>> Begin Material

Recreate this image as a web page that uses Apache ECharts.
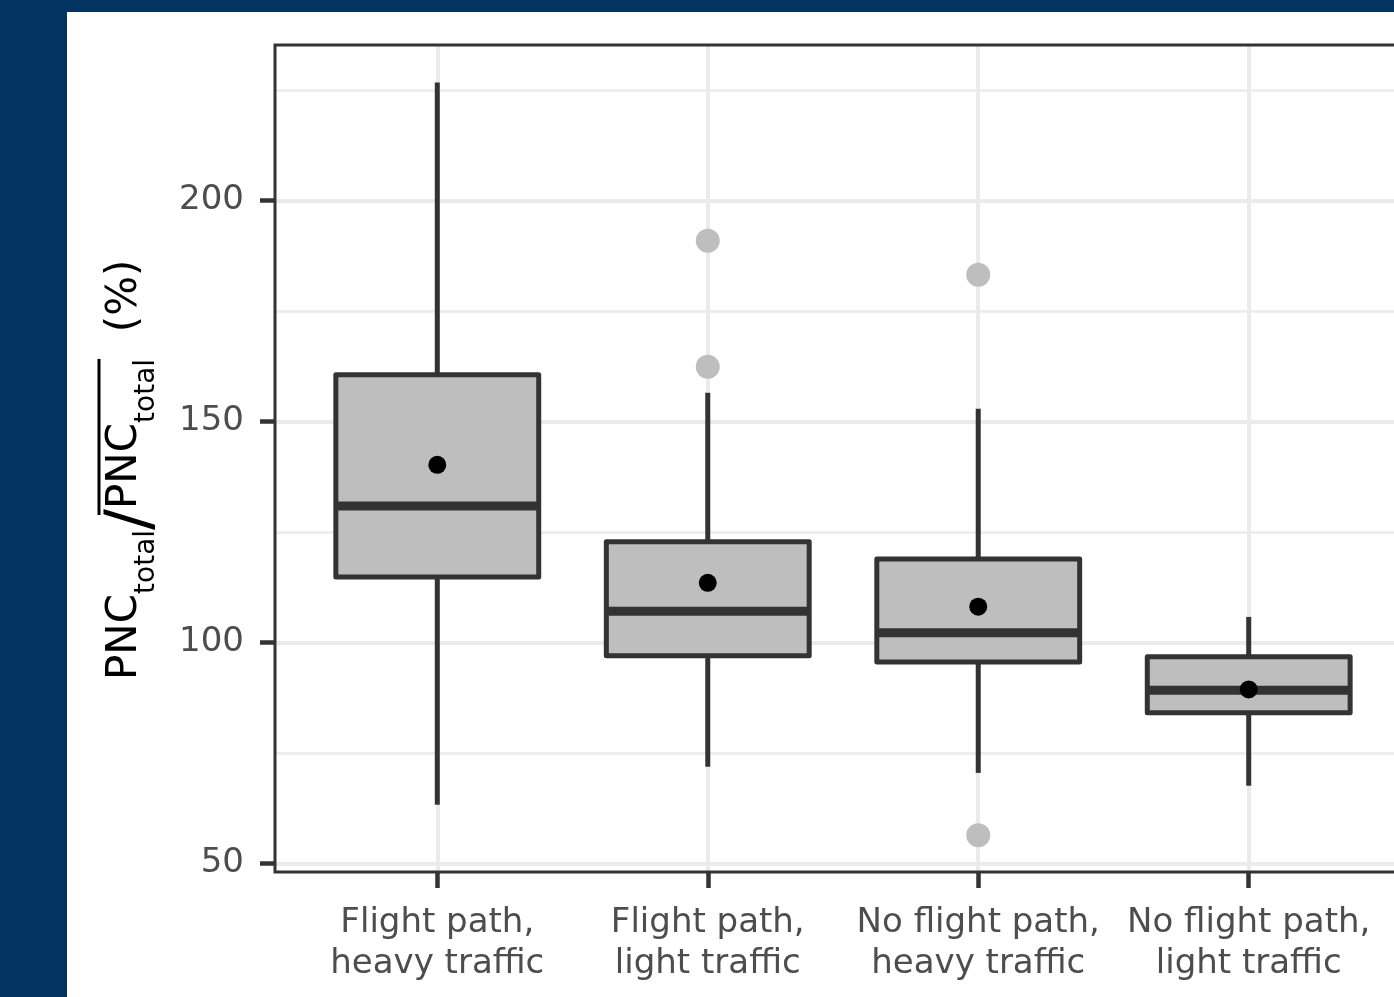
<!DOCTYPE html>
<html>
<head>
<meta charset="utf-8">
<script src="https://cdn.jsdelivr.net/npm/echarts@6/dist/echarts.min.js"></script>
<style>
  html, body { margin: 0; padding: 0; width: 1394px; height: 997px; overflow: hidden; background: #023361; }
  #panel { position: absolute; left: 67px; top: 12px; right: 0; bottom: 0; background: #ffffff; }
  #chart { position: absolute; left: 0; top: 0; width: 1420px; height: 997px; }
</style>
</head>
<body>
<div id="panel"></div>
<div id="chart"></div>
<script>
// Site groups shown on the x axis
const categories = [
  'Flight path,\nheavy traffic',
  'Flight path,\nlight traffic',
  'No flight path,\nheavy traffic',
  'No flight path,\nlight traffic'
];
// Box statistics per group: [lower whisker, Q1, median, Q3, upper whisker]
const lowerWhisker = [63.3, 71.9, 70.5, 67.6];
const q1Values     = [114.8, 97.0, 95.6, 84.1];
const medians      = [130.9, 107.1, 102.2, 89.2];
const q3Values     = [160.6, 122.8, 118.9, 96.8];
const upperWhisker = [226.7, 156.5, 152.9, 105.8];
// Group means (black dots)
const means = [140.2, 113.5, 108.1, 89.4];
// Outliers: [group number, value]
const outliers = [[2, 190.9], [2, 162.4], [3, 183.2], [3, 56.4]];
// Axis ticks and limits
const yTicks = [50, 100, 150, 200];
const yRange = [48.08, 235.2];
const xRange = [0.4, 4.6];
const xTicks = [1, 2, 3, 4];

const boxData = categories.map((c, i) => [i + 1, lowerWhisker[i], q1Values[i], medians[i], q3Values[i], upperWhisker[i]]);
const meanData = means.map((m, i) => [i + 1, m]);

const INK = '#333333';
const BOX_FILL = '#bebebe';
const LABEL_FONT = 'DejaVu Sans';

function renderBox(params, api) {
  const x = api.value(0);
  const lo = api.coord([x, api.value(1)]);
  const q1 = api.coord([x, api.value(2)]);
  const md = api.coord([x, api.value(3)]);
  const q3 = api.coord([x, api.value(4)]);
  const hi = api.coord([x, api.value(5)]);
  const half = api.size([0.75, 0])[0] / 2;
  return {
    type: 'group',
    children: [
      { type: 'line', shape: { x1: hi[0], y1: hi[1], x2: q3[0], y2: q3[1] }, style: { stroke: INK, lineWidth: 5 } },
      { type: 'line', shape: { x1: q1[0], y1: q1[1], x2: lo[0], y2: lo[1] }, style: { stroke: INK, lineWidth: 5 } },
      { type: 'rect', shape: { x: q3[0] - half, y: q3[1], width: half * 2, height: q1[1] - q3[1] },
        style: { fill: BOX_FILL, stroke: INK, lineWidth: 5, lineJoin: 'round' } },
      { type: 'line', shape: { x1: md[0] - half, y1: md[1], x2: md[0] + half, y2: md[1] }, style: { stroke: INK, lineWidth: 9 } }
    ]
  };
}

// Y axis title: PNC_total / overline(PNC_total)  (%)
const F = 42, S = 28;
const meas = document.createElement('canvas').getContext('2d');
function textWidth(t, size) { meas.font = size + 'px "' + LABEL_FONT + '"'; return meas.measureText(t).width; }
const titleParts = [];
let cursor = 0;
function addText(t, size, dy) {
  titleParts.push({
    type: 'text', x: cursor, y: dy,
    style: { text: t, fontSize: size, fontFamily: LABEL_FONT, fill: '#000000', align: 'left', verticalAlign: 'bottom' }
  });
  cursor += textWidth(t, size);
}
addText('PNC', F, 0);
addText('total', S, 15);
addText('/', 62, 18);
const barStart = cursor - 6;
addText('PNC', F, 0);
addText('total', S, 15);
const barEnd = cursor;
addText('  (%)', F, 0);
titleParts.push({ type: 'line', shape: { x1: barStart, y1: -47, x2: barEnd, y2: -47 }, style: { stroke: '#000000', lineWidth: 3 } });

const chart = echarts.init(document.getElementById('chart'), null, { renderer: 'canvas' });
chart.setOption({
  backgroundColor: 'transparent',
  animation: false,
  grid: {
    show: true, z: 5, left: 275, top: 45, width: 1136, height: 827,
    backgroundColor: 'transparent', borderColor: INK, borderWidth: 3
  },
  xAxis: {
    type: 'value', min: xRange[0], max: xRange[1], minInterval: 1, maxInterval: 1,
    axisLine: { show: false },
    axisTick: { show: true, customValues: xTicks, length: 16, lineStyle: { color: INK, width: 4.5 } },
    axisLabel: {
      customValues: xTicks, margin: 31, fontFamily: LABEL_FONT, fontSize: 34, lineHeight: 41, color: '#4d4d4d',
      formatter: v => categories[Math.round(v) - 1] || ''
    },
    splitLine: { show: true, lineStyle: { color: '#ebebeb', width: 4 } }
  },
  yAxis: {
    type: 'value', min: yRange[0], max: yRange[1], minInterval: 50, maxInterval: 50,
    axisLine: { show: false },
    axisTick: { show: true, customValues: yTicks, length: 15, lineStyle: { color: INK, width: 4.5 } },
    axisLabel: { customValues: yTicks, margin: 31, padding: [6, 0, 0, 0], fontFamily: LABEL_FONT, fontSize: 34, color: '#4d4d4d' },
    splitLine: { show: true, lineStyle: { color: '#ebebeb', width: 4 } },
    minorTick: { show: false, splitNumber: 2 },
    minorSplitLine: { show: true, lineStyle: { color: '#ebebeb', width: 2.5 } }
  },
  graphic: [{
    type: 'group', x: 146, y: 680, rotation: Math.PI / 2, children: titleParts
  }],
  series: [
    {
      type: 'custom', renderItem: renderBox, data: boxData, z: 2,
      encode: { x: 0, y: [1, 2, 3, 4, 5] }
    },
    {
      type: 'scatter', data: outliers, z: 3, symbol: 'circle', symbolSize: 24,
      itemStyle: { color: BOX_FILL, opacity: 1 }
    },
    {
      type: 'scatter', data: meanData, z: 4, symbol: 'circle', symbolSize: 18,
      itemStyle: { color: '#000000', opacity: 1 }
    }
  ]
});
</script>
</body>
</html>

>> End Material

Exercise prompt :: Reproduce all of the data exactly, omitting each picture it holds.

Task result ::
Recreate this image as a web page that uses Apache ECharts.
<!DOCTYPE html>
<html>
<head>
<meta charset="utf-8">
<script src="https://cdn.jsdelivr.net/npm/echarts@6/dist/echarts.min.js"></script>
<style>
  html, body { margin: 0; padding: 0; width: 1394px; height: 997px; overflow: hidden; background: #023361; }
  #panel { position: absolute; left: 67px; top: 12px; right: 0; bottom: 0; background: #ffffff; }
  #chart { position: absolute; left: 0; top: 0; width: 1420px; height: 997px; }
</style>
</head>
<body>
<div id="panel"></div>
<div id="chart"></div>
<script>
// Site groups shown on the x axis
const categories = [
  'Flight path,\nheavy traffic',
  'Flight path,\nlight traffic',
  'No flight path,\nheavy traffic',
  'No flight path,\nlight traffic'
];
// Box statistics per group: [lower whisker, Q1, median, Q3, upper whisker]
const lowerWhisker = [63.3, 71.9, 70.5, 67.6];
const q1Values     = [114.8, 97.0, 95.6, 84.1];
const medians      = [130.9, 107.1, 102.2, 89.2];
const q3Values     = [160.6, 122.8, 118.9, 96.8];
const upperWhisker = [226.7, 156.5, 152.9, 105.8];
// Group means (black dots)
const means = [140.2, 113.5, 108.1, 89.4];
// Outliers: [group number, value]
const outliers = [[2, 190.9], [2, 162.4], [3, 183.2], [3, 56.4]];
// Axis ticks and limits
const yTicks = [50, 100, 150, 200];
const yRange = [48.08, 235.2];
const xRange = [0.4, 4.6];
const xTicks = [1, 2, 3, 4];

const boxData = categories.map((c, i) => [i + 1, lowerWhisker[i], q1Values[i], medians[i], q3Values[i], upperWhisker[i]]);
const meanData = means.map((m, i) => [i + 1, m]);

const INK = '#333333';
const BOX_FILL = '#bebebe';
const LABEL_FONT = 'DejaVu Sans';

function renderBox(params, api) {
  const x = api.value(0);
  const lo = api.coord([x, api.value(1)]);
  const q1 = api.coord([x, api.value(2)]);
  const md = api.coord([x, api.value(3)]);
  const q3 = api.coord([x, api.value(4)]);
  const hi = api.coord([x, api.value(5)]);
  const half = api.size([0.75, 0])[0] / 2;
  return {
    type: 'group',
    children: [
      { type: 'line', shape: { x1: hi[0], y1: hi[1], x2: q3[0], y2: q3[1] }, style: { stroke: INK, lineWidth: 5 } },
      { type: 'line', shape: { x1: q1[0], y1: q1[1], x2: lo[0], y2: lo[1] }, style: { stroke: INK, lineWidth: 5 } },
      { type: 'rect', shape: { x: q3[0] - half, y: q3[1], width: half * 2, height: q1[1] - q3[1] },
        style: { fill: BOX_FILL, stroke: INK, lineWidth: 5, lineJoin: 'round' } },
      { type: 'line', shape: { x1: md[0] - half, y1: md[1], x2: md[0] + half, y2: md[1] }, style: { stroke: INK, lineWidth: 9 } }
    ]
  };
}

// Y axis title: PNC_total / overline(PNC_total)  (%)
const F = 42, S = 28;
const meas = document.createElement('canvas').getContext('2d');
function textWidth(t, size) { meas.font = size + 'px "' + LABEL_FONT + '"'; return meas.measureText(t).width; }
const titleParts = [];
let cursor = 0;
function addText(t, size, dy) {
  titleParts.push({
    type: 'text', x: cursor, y: dy,
    style: { text: t, fontSize: size, fontFamily: LABEL_FONT, fill: '#000000', align: 'left', verticalAlign: 'bottom' }
  });
  cursor += textWidth(t, size);
}
addText('PNC', F, 0);
addText('total', S, 15);
addText('/', 62, 18);
const barStart = cursor - 6;
addText('PNC', F, 0);
addText('total', S, 15);
const barEnd = cursor;
addText('  (%)', F, 0);
titleParts.push({ type: 'line', shape: { x1: barStart, y1: -47, x2: barEnd, y2: -47 }, style: { stroke: '#000000', lineWidth: 3 } });

const chart = echarts.init(document.getElementById('chart'), null, { renderer: 'canvas' });
chart.setOption({
  backgroundColor: 'transparent',
  animation: false,
  grid: {
    show: true, z: 5, left: 275, top: 45, width: 1136, height: 827,
    backgroundColor: 'transparent', borderColor: INK, borderWidth: 3
  },
  xAxis: {
    type: 'value', min: xRange[0], max: xRange[1], minInterval: 1, maxInterval: 1,
    axisLine: { show: false },
    axisTick: { show: true, customValues: xTicks, length: 16, lineStyle: { color: INK, width: 4.5 } },
    axisLabel: {
      customValues: xTicks, margin: 31, fontFamily: LABEL_FONT, fontSize: 34, lineHeight: 41, color: '#4d4d4d',
      formatter: v => categories[Math.round(v) - 1] || ''
    },
    splitLine: { show: true, lineStyle: { color: '#ebebeb', width: 4 } }
  },
  yAxis: {
    type: 'value', min: yRange[0], max: yRange[1], minInterval: 50, maxInterval: 50,
    axisLine: { show: false },
    axisTick: { show: true, customValues: yTicks, length: 15, lineStyle: { color: INK, width: 4.5 } },
    axisLabel: { customValues: yTicks, margin: 31, padding: [6, 0, 0, 0], fontFamily: LABEL_FONT, fontSize: 34, color: '#4d4d4d' },
    splitLine: { show: true, lineStyle: { color: '#ebebeb', width: 4 } },
    minorTick: { show: false, splitNumber: 2 },
    minorSplitLine: { show: true, lineStyle: { color: '#ebebeb', width: 2.5 } }
  },
  graphic: [{
    type: 'group', x: 146, y: 680, rotation: Math.PI / 2, children: titleParts
  }],
  series: [
    {
      type: 'custom', renderItem: renderBox, data: boxData, z: 2,
      encode: { x: 0, y: [1, 2, 3, 4, 5] }
    },
    {
      type: 'scatter', data: outliers, z: 3, symbol: 'circle', symbolSize: 24,
      itemStyle: { color: BOX_FILL, opacity: 1 }
    },
    {
      type: 'scatter', data: meanData, z: 4, symbol: 'circle', symbolSize: 18,
      itemStyle: { color: '#000000', opacity: 1 }
    }
  ]
});
</script>
</body>
</html>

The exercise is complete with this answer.